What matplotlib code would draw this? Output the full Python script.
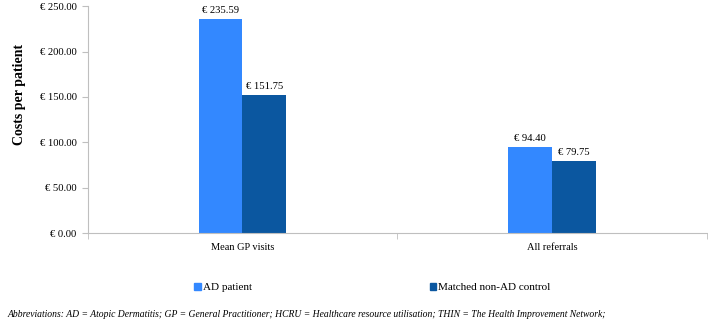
import numpy as np
import matplotlib.pyplot as plt
from matplotlib.patches import Patch

categories = ['Mean GP visits', 'All referrals']
ad_patient = [235.59, 94.40]
non_ad_control = [151.75, 79.75]
series_names = ['AD patient', 'Matched non-AD control']
yticks = [0, 50, 100, 150, 200, 250]

c_ad = '#3388ff'
c_ctrl = '#0b57a0'
serif = ['Liberation Serif', 'DejaVu Serif']

fig = plt.figure(figsize=(7.08, 3.22), dpi=100)
ax = fig.add_axes([0.124, 0.276, 0.874, 0.705])

x = np.arange(len(categories))
w = 0.142
b1 = ax.bar(x - w / 2, ad_patient, w, color=c_ad)
b2 = ax.bar(x + w / 2, non_ad_control, w, color=c_ctrl)

for bars in (b1, b2):
    ax.bar_label(bars, labels=['\u20ac %.2f' % v for v in bars.datavalues],
                 padding=3, fontsize=7.7, family=serif)

ax.set_xlim(-0.5, 1.5)
ax.set_ylim(0, 250)
ax.set_yticks(yticks)
ax.set_yticklabels(['\u20ac %.2f' % v for v in yticks], family=serif, fontsize=7.7)
ax.set_xticks(x)
ax.set_xticklabels(categories, family=serif, fontsize=7.5)
ax.tick_params(axis='x', length=0, pad=7)
ax.set_xticks([-0.5, 0.5, 1.5], minor=True)
ax.tick_params(axis='x', which='minor', length=4, color='#bfbfbf')
ax.tick_params(axis='y', length=4, color='#bfbfbf', pad=4)

for s in ['top', 'right']:
    ax.spines[s].set_visible(False)
for s in ['left', 'bottom']:
    ax.spines[s].set_color('#bfbfbf')

ax.set_ylabel('Costs per patient', family=serif, fontsize=10, fontweight='bold')
ax.yaxis.set_label_coords(-0.10, 0.61)

handles = [Patch(color=c_ad), Patch(color=c_ctrl)]
fig.legend(handles, series_names, loc='center', bbox_to_anchor=(0.526, 0.108), ncol=2,
           frameon=False, prop={'family': serif, 'size': 8},
           handlelength=0.6, handleheight=0.6, handletextpad=0.2, columnspacing=16)

fig.text(0.01, 0.016, 'Abbreviations: AD = Atopic Dermatitis; GP = General Practitioner; '
         'HCRU = Healthcare resource utilisation; THIN = The Health Improvement Network;',
         family=serif, style='italic', fontsize=6.9)

fig.savefig('out.png', dpi=100)
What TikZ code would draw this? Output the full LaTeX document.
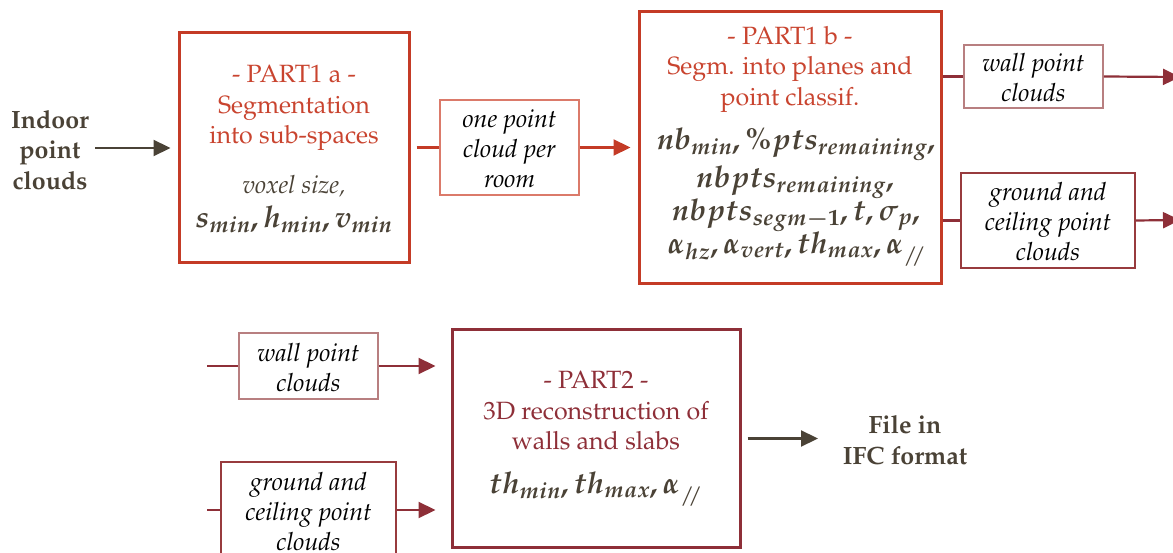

• **Task**: Hand back the exact lines from the start of the entries to the line with "b2 = ax.bar(x", both ends kept and pictures left out.

• **Answer in full**:
What matplotlib code would draw this? Output the full Python script.
import numpy as np
import matplotlib.pyplot as plt
from matplotlib.patches import Patch

categories = ['Mean GP visits', 'All referrals']
ad_patient = [235.59, 94.40]
non_ad_control = [151.75, 79.75]
series_names = ['AD patient', 'Matched non-AD control']
yticks = [0, 50, 100, 150, 200, 250]

c_ad = '#3388ff'
c_ctrl = '#0b57a0'
serif = ['Liberation Serif', 'DejaVu Serif']

fig = plt.figure(figsize=(7.08, 3.22), dpi=100)
ax = fig.add_axes([0.124, 0.276, 0.874, 0.705])

x = np.arange(len(categories))
w = 0.142
b1 = ax.bar(x - w / 2, ad_patient, w, color=c_ad)
b2 = ax.bar(x + w / 2, non_ad_control, w, color=c_ctrl)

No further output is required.